The bill proposes an amendment in a 1955 law to provide citizenship to persecuted Hindus, Buddhists, Sikhs, Jains, Parsis and Christians from the Muslim-majority nations of Bangladesh, Afghanistan and Pakistan. If passed, it will grant citizenship to persecuted people from these communities, provided they have resided in India for six years. The cut-off date is December 31, 2014.

The proposed law was approved by the 16th Lok Sabha but it lapsed after not being introduced in the Rajya Sabha. This time too, its passage in the Lower House is expected to be easy, where the Bharatiya Janata Party-led National Democratic Alliance has majority. However, the government may find it difficult to push it through the Upper House.

Protests have been going on against the draft law in the North East and cities such as Delhi and Bengaluru. Opposition parties such as the Congress, the Samajwadi Party, the All India Majlis-e-Ittehadul Muslimeen, the Trinamool Congress, and the Dravida Munnetra Kazhagam are against the amendments. Echoing Majlis’ leader Asaduddin Owaisi, Congress leader Shashi Tharoor on Sunday warned that passage of the Bill would mark the definitive victory of Muhammad Ali Jinnah’s politics over that of Mahatma Gandhi’s, and reduce India to a “Hindutva version of Pakistan”.
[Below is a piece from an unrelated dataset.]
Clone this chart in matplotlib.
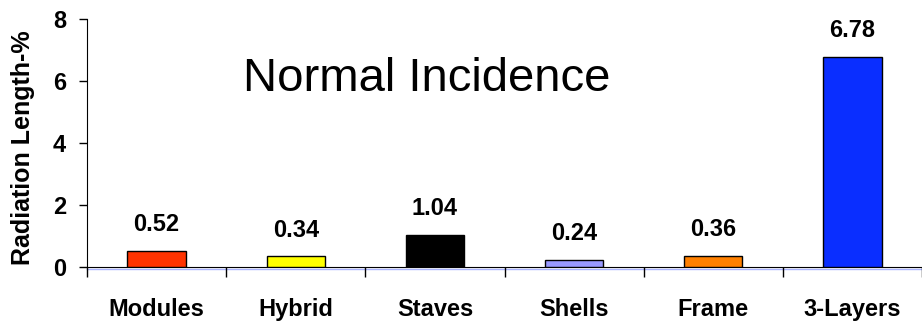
import matplotlib
matplotlib.use('Agg')
import matplotlib.pyplot as plt
import matplotlib.transforms as mtrans
import numpy as np

plt.rcParams['font.family'] = ['Liberation Sans', 'DejaVu Sans']

categories = ['Modules', 'Hybrid', 'Staves', 'Shells', 'Frame', '3-Layers']
values = [0.52, 0.34, 1.04, 0.24, 0.36, 6.78]
bar_colors = ['#FF3300', '#FFFF00', '#000000', '#9999FF', '#FF8000', '#0A2EFF']
yticks = [0, 2, 4, 6, 8]

fig = plt.figure(figsize=(9.22, 3.23), dpi=100)
ax = fig.add_axes([0.0944, 0.1734, 0.9056, 0.768])

x = np.arange(len(categories))
bars = ax.bar(x, values, width=0.42, color=bar_colors, edgecolor='black', linewidth=1, zorder=3)

for xi, v in zip(x, values):
    ax.annotate('%.2f' % v, (xi, v), xytext=(0, 14), textcoords='offset points',
                ha='center', va='baseline', fontsize=17, fontweight='bold')

ax.set_xlim(-0.5, len(categories) - 0.5)
ax.set_ylim(0, 8)
ax.set_yticks(yticks)
ax.set_yticklabels([str(t) for t in yticks], fontsize=17, fontweight='bold')
ax.tick_params(axis='y', length=6, width=1, pad=9)

# ticks between categories, labels centred under bars
ax.set_xticks(np.arange(-0.5, len(categories), 1.0))
ax.set_xticklabels([])
ax.tick_params(axis='x', which='major', length=7, width=1)
ax.set_xticks(x, minor=True)
ax.set_xticklabels(categories, minor=True, fontsize=17, fontweight='bold')
ax.tick_params(axis='x', which='minor', length=0, pad=22)

ax.spines['top'].set_visible(False)
ax.spines['right'].set_visible(False)

# faint blue shadow under the x axis
shift = mtrans.ScaledTranslation(0, -2 / 100, fig.dpi_scale_trans)
ax.plot([0, 1], [0, 0], color='#AAB4FF', lw=1, transform=ax.transAxes + shift,
        clip_on=False, zorder=1)

ax.set_ylabel('Radiation Length-%', fontsize=18, fontweight='bold')
ax.yaxis.set_label_coords(-0.062, 0.48)

ax.text(0.407, 0.708, 'Normal Incidence', transform=ax.transAxes,
        ha='center', va='baseline', fontsize=34)

fig.savefig('out.png', dpi=100)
However, the Bharatiya Janata Party maintained that the legislation is required to provide refuge to “persecuted minorities” in neighbouring countries, NDTV reported. “This bill intends to protect people who have been religiously persecuted in Pakistan, Afghanistan and Bangladesh...so how can you expect it to be secular?” Assam BJP leader Himanta Biswa Sarma said.

Home Minister Shah may announce some “alternative arrangements” to address Manipur’s concerns. These measures could either be an entry and exit permit system or a provision for Inner Line Permit, Manipur Chief Minister N Biren Singh, who led a delegation to meet Shah on December 3, told The Indian Express.

“The Union Home Minister assured us that an alternative arrangement would be made to protect the indigenous communities of Manipur,” said Singh. “We had proposed one of two courses — re-establishment of the Entry and Exit Permit System which was in place till 1950, or extension of the ILP to Manipur.”

The Inner Line Permit is a document that Indian citizens from other states require to enter Arunachal Pradesh, Mizoram and most of Nagaland. It flows from the Bengal Eastern Frontier Regulation, which was put in place in 1873 by the colonial government to insulate the plains and valleys of the North East, replete with commercial potential, from the hills inhabited by tribes whom the British deemed ungovernable and “savage”. Outsiders cannot overstay the timeline mentioned in their permits.